Laporan News Geography yang terbit pada 3 Februari 2021 menyebut kerugian JNR ini disebabkan oleh beberapa hal yang semuanya bermuara pada politik. Pertama, JNR mengoperasikan kereta apinya di empat pulau Jepang. Akan tetapi hanya satu pulau yang menghasilkan uang yakni di pulau utama tempat lebih dari 80 persen penduduk Jepang tinggal. Politisi Jepang mencegahnya menutup jalur yang merugi di pulau-pulau terluar.

Kedua, politisi juga mencegah JNR mengambil keuntungan dari peningkatan produktivitas pekerja, memaksanya untuk tetap membayar gajinya lebih dari dua kali lipat jumlah karyawan yang dibutuhkan. Ketiga, prestise Tokaido Shinkansen membuat politisi di seluruh negeri menuntut JNR membangun jalur shinkansen ke prefektur mereka dan sebagian besar jalur ini gagal menutupi biaya operasional mereka.

Yang paling terkenal adalah Joetsu Shinkansen, yang berakhir di kota Niigata di pantai utara Jepang. Dibangun melalui wilayah pegunungan, jalur ini jauh lebih mahal untuk dibangun daripada jalur Tokaido tetapi hanya membawa seperempat penumpang.

Jalur ini dibangun atas perintah Kakuei Tanaka, seorang anggota Diet Jepang, jalur ini berakhir di Niigata, kampung halaman Tanaka, yang wilayah metropolitannya hanya memiliki sekitar satu juta penduduk. Tanaka adalah perdana menteri Jepang selama dua setengah tahun sebelum dipaksa mengundurkan diri secara memalukan. Ia diadili serta dihukum karena korupsi, menerima suap, dan mengarahkan kontrak konstruksi pemerintah ke prefekturnya.

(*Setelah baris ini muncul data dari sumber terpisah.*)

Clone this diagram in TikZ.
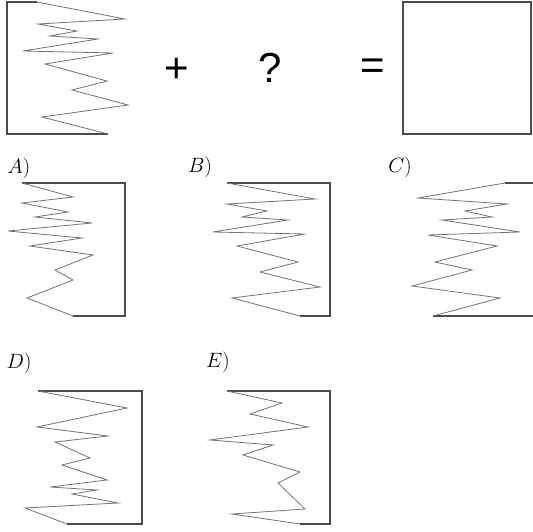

Pada 1986, JNR dan perusahaan konstruksi terkaitnya telah mengumpulkan lebih dari lima triliun utang untuk membangun Joetsu dan jalur shinkansen lainnya. JNR juga memiliki utang lebih dari 25 triliun karena kehilangan uang selama puluhan tahun untuk mengoperasikan keretanya.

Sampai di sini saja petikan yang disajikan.